Monday, June 22, 2009

Sagrantino Love at a Cookout

Ahhh, it's finally summer. For real. You'd think I'd bring a crisp white to a warm weather cookout but, ever the contrarian, I brought the 2006 Domenico Pennacchi Colle di Fontivecchie Umbria Rosso instead. It was a big hit. Noses dove into bowls, mine especially. "This is just stupid good," said my friend Erin, which sums it up if you're into the short version.

The longer version is that this somewhat mysterious wine — neither the producer nor the importer seems to have a web site, and the Chicago distributor has minimal details on theirs — is a damned spicy wine that's made of 30% sagrantino, 25% montepulciano, 25% merlot, and 20% ciliegiolo. The latter grape is a parent to sangiovese and my Oxford Companion says it's named for its cherry-like flavors and aromas. But it's the spicy sagrantino that really makes this wine.
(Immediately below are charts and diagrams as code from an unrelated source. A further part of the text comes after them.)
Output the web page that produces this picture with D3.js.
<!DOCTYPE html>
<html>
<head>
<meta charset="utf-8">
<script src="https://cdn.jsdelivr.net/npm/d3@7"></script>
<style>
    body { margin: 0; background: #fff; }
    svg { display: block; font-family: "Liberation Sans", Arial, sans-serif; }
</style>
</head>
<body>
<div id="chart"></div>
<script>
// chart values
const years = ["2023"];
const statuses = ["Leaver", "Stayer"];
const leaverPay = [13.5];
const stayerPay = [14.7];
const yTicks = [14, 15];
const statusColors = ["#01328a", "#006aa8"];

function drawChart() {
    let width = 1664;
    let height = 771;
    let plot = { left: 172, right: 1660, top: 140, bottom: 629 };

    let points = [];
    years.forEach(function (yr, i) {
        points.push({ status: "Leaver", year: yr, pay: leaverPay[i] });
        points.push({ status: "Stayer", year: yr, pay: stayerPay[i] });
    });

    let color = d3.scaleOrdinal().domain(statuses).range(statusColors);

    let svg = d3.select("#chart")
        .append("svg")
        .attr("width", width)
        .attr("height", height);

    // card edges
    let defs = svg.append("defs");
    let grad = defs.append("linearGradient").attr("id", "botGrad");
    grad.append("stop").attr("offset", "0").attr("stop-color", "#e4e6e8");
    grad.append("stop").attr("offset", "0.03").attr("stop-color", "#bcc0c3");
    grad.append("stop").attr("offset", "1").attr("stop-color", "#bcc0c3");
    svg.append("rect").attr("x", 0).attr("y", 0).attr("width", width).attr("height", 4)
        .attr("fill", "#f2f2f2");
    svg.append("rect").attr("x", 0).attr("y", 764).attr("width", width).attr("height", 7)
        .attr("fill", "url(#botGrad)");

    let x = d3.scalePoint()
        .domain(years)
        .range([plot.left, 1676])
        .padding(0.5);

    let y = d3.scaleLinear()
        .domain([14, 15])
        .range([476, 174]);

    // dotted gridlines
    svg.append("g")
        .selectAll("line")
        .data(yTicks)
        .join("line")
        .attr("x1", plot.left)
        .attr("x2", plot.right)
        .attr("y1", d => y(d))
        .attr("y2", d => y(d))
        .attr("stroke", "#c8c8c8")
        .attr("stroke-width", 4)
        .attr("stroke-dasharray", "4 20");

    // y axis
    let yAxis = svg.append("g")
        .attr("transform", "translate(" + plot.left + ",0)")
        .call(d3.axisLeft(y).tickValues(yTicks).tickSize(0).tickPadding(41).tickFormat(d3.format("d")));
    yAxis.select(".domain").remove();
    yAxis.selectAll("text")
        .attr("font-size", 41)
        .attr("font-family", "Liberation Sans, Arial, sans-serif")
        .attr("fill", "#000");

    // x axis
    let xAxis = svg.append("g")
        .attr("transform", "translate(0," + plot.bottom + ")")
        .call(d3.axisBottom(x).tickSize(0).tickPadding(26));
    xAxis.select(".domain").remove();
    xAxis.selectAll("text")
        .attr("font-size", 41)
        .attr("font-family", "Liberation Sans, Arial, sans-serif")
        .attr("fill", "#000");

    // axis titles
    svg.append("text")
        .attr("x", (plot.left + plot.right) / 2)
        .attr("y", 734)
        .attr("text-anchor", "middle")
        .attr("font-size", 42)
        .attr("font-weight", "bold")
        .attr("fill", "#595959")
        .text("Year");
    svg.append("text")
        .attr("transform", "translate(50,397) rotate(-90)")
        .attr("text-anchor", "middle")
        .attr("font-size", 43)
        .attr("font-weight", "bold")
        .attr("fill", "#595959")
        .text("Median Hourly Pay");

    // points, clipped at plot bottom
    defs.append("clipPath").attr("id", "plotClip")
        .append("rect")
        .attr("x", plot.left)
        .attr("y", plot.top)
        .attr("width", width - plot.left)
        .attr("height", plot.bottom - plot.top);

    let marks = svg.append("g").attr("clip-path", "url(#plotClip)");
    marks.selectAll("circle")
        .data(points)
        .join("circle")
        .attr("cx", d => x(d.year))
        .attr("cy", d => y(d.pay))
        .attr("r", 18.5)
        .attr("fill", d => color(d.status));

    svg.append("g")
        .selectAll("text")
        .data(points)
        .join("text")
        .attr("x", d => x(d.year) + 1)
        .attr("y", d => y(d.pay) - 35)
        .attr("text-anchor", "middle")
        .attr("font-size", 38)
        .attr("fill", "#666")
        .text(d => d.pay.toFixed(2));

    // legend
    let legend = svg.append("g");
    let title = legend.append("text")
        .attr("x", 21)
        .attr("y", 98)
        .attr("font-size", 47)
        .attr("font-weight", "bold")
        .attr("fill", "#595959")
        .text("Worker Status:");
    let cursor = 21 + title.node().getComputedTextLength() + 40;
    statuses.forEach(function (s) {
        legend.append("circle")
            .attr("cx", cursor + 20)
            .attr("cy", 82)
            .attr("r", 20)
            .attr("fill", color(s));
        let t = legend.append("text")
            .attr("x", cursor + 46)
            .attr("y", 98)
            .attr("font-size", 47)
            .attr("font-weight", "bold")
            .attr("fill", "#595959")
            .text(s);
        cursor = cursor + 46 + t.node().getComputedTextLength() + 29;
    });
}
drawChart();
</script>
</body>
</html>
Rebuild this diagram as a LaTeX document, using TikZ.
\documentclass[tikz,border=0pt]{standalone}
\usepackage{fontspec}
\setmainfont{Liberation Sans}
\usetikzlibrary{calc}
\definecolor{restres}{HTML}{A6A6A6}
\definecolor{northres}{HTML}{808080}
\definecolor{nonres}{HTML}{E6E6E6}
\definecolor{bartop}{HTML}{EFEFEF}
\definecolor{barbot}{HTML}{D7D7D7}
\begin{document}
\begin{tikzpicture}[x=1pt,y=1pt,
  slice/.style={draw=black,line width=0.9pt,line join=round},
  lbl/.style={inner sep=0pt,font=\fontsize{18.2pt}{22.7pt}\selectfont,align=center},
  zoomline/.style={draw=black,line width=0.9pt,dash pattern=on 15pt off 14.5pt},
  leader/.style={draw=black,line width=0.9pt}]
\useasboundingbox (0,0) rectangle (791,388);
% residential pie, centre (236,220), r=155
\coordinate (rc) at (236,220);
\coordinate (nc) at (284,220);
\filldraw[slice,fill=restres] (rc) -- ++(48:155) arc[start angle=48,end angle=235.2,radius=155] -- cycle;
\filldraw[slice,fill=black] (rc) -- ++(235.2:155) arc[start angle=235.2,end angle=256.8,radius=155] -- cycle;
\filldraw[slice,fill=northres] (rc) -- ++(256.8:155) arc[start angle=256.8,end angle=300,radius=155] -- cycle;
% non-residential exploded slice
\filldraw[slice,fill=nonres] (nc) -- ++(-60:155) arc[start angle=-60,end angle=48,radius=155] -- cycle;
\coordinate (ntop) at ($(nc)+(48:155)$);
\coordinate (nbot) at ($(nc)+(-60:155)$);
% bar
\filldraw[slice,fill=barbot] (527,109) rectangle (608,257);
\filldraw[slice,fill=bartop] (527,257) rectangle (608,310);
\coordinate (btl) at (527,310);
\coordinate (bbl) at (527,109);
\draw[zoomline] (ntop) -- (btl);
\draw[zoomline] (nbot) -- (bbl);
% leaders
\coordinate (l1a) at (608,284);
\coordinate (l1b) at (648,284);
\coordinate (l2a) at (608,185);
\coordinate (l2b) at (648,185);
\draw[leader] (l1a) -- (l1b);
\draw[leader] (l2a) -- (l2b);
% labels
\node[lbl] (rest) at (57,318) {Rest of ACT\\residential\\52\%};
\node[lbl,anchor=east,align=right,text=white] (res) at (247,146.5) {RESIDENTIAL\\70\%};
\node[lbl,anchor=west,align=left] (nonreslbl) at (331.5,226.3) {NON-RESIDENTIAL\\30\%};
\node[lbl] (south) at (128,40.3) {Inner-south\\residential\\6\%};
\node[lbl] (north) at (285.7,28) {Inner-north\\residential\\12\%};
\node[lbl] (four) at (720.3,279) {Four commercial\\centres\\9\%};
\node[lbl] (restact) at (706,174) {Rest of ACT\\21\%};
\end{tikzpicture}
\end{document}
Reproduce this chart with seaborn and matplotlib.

This shows good red fruit, pleasingly brisk acidity, and most remarkably, a delicate red earthiness. Like I said, I had my nose stuck in the glass all night, and the notes of jalapeño, black pepper, earth, and cherry were complex, well-integrated, and lovely. It's medium-bodied — it's not at all light — but it's light on its feet, and it totally worked for a summer bbq. For one thing, the refreshing acidity never weighed me down despite the summer heat. For another, it went well with everything from grilled asparagus (really!) to grilled burgers to peppered halibut steak to earthy blue potato salad. Yes, I'm a pig polite, I ate a bit of all the above.

This drinks great right from pop and pour but has enough acidity and tannic structure to go for a few more years, or at least to go with the burgers you grill, like, tomorrow. (Meanwhile, if you know anything about this producer, give us the 411 in the comments section.)